> BRIEF
Which lines below fall between the one containing "Give me the" and the one containing "ticks = [0, 500, 1000, 1500, 2000, 2500]"? Repeat them exactly, counting both of those lines, and add nothing else.

> INFORMATION SUPPLIED
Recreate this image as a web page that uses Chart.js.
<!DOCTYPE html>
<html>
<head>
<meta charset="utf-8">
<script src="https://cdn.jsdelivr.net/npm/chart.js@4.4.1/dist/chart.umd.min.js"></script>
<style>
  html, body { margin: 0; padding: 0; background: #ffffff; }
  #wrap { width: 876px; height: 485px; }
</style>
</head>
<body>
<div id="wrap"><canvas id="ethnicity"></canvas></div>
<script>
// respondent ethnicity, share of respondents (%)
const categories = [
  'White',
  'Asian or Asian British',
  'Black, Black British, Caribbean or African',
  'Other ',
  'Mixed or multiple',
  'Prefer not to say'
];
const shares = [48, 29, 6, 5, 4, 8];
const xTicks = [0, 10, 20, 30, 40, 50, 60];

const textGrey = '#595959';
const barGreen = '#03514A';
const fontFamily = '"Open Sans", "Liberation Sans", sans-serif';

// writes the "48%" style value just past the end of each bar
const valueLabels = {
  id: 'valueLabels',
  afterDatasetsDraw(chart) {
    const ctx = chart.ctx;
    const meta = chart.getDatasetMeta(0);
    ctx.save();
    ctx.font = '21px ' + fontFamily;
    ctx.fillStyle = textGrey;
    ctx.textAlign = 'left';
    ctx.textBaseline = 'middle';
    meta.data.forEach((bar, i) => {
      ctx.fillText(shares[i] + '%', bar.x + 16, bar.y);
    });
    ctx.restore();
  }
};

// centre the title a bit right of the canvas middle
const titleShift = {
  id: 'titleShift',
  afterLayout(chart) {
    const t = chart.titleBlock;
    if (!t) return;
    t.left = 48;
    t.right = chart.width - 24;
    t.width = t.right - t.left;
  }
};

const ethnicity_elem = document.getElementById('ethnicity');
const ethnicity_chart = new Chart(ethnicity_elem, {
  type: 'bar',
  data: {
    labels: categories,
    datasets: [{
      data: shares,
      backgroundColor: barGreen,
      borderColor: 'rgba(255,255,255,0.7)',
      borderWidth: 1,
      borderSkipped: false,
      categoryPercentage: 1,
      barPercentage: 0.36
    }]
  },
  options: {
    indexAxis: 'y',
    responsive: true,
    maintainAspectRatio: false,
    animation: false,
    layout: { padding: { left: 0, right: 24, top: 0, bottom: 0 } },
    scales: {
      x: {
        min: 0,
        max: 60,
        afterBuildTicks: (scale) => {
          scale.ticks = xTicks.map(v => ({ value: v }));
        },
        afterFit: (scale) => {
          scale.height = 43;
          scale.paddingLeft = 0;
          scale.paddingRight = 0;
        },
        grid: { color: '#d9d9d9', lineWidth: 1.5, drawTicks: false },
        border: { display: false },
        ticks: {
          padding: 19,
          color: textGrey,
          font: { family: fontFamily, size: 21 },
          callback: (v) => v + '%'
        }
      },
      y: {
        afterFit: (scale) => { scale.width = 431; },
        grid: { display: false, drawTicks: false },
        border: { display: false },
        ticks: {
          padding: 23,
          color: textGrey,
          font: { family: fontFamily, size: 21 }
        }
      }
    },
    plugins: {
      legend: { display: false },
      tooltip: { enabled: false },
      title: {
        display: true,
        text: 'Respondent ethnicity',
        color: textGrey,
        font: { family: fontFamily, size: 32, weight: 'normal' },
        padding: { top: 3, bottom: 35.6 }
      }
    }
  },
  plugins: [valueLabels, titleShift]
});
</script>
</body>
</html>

==

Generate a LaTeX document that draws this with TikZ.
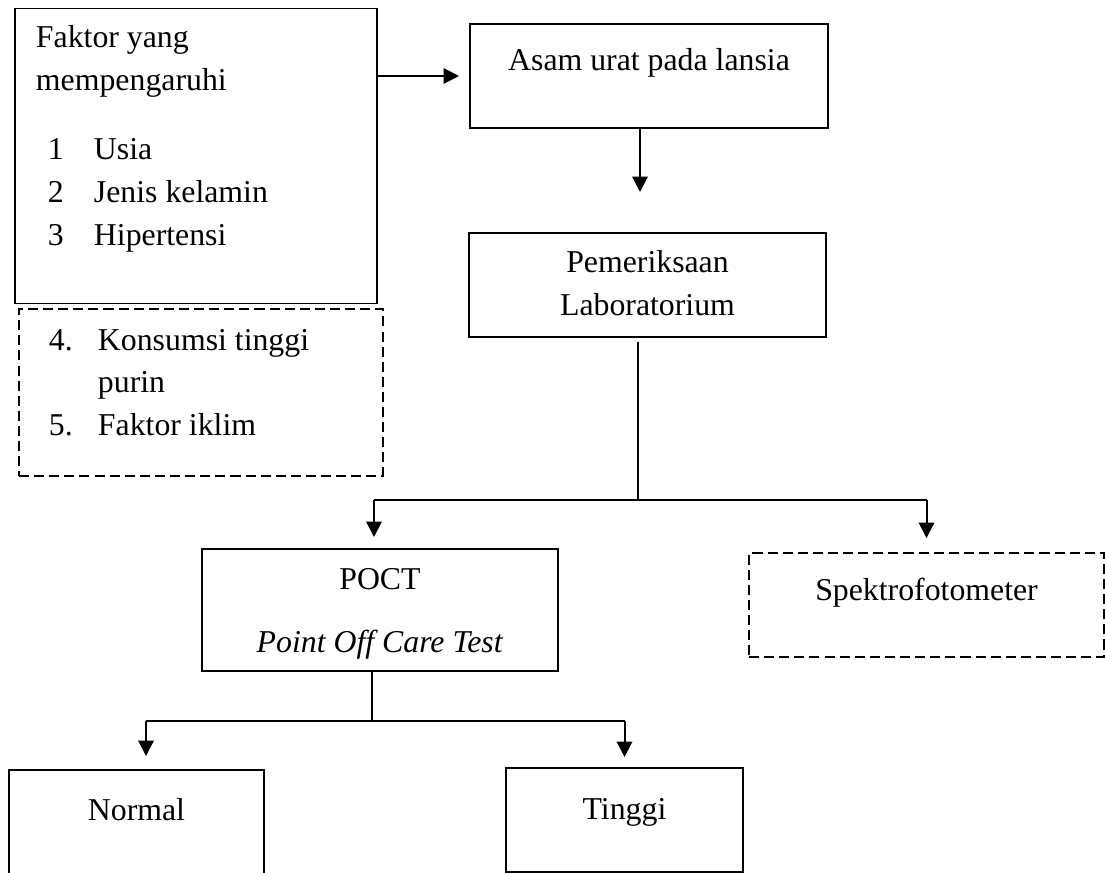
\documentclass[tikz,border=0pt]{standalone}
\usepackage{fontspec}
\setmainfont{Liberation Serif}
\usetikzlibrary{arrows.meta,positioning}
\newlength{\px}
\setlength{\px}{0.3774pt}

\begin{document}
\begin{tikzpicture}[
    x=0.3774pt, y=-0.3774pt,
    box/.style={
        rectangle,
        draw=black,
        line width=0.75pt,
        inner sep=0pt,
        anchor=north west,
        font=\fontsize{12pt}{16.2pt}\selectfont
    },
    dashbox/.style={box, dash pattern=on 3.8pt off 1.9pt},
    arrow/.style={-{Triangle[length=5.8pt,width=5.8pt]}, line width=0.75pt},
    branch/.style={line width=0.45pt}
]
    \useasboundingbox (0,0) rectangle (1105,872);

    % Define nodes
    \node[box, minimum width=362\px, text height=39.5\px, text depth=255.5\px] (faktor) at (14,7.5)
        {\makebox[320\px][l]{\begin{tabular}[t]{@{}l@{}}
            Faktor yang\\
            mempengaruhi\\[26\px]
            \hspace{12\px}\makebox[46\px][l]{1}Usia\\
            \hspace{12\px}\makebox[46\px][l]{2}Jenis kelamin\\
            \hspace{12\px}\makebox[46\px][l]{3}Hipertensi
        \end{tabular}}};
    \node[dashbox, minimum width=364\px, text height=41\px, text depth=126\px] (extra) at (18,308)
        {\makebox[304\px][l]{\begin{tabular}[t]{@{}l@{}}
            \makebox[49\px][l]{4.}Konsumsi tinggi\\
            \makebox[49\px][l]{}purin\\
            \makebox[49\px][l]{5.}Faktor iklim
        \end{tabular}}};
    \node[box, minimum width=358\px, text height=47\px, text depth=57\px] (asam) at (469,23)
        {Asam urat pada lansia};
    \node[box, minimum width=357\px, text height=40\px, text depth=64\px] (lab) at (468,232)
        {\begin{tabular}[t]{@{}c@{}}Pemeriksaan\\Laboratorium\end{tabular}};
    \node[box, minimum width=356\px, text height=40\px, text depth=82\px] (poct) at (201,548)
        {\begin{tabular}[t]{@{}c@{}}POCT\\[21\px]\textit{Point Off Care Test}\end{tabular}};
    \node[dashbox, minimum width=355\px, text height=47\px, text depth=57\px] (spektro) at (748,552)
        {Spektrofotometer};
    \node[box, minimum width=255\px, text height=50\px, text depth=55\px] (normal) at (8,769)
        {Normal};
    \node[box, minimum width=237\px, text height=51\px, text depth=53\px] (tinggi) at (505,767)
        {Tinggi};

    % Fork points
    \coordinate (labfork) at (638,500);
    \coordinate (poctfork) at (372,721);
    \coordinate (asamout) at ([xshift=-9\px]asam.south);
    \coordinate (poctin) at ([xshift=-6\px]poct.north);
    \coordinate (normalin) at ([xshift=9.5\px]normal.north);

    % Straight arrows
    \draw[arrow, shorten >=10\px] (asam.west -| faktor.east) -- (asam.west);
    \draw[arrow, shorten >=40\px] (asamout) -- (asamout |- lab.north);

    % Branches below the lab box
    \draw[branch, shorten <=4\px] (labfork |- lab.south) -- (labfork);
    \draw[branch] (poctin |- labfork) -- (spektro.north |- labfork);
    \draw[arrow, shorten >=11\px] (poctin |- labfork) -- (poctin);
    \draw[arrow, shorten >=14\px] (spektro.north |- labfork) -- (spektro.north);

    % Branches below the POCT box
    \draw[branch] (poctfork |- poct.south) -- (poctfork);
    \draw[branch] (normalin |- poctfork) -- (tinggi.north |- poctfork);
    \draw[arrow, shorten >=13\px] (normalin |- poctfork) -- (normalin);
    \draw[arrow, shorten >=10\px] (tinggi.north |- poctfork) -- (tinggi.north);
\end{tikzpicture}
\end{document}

---

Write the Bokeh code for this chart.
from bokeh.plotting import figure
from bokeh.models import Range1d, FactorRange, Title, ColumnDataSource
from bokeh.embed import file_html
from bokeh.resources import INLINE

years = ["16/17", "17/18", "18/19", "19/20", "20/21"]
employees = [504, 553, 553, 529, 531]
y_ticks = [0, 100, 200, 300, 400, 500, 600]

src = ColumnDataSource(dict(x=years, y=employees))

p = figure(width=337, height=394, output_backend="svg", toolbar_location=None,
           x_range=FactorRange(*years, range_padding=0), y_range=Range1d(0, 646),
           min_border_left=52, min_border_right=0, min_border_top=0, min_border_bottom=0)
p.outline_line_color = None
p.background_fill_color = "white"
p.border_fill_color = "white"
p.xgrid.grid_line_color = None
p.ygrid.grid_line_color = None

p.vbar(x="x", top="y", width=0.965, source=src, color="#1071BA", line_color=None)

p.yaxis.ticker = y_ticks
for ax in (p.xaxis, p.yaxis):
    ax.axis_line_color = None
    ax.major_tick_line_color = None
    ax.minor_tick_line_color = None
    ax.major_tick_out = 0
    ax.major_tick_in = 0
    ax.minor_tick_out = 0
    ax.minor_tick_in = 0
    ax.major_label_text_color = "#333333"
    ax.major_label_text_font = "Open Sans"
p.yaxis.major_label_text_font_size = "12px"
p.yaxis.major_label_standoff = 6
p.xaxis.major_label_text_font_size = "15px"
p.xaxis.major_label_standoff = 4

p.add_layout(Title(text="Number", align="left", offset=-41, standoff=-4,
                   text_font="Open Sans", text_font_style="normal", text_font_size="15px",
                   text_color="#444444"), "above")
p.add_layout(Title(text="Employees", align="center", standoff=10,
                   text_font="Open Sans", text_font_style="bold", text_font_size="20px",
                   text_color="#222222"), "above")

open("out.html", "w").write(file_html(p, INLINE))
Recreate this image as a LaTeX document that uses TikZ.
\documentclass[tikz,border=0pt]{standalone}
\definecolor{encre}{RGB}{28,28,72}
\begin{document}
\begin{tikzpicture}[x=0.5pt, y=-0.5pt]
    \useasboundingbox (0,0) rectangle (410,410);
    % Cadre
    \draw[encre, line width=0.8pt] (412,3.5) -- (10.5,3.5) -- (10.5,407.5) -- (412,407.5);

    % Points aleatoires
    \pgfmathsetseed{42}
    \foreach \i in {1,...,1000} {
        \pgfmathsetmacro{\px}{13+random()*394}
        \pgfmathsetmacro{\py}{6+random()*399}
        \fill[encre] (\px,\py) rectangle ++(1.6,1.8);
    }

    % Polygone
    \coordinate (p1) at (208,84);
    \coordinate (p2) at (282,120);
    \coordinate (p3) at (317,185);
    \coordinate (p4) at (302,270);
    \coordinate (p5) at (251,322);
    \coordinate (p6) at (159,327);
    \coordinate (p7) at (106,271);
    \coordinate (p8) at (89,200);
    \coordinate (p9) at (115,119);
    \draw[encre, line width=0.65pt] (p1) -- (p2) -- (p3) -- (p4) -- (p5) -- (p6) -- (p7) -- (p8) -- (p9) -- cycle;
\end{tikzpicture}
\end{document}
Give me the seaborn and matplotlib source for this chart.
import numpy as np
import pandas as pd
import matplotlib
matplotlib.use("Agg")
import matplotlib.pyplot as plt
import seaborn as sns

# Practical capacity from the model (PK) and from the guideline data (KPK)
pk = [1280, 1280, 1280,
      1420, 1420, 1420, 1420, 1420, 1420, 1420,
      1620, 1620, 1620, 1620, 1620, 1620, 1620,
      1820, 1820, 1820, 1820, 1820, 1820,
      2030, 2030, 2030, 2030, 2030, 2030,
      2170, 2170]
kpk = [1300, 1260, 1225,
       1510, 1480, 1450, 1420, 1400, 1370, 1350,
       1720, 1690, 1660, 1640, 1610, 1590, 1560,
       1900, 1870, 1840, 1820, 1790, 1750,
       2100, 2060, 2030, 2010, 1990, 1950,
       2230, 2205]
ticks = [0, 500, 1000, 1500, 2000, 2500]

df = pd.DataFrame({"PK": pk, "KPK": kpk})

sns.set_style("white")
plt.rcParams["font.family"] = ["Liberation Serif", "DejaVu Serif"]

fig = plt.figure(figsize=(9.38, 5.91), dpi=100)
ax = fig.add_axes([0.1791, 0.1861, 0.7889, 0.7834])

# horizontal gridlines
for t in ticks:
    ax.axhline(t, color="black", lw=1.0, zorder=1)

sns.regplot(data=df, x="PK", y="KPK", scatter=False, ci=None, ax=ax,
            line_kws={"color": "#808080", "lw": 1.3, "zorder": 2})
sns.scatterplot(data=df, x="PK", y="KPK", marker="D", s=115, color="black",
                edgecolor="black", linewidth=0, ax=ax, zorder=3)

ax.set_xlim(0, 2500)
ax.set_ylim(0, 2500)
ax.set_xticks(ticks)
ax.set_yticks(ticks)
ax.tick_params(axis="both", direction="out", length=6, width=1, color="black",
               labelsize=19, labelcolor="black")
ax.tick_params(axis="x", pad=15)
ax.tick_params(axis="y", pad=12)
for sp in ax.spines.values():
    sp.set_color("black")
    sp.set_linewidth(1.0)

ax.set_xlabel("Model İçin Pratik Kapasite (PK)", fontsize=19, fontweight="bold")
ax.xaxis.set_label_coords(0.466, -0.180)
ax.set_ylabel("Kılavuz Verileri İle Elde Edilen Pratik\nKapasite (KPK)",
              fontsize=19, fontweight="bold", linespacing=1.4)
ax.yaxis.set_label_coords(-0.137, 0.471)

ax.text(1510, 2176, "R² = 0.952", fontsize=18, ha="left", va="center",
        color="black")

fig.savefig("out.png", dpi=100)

> THE OUTPUT
Give me the seaborn and matplotlib source for this chart.
import numpy as np
import pandas as pd
import matplotlib
matplotlib.use("Agg")
import matplotlib.pyplot as plt
import seaborn as sns

# Practical capacity from the model (PK) and from the guideline data (KPK)
pk = [1280, 1280, 1280,
      1420, 1420, 1420, 1420, 1420, 1420, 1420,
      1620, 1620, 1620, 1620, 1620, 1620, 1620,
      1820, 1820, 1820, 1820, 1820, 1820,
      2030, 2030, 2030, 2030, 2030, 2030,
      2170, 2170]
kpk = [1300, 1260, 1225,
       1510, 1480, 1450, 1420, 1400, 1370, 1350,
       1720, 1690, 1660, 1640, 1610, 1590, 1560,
       1900, 1870, 1840, 1820, 1790, 1750,
       2100, 2060, 2030, 2010, 1990, 1950,
       2230, 2205]
ticks = [0, 500, 1000, 1500, 2000, 2500]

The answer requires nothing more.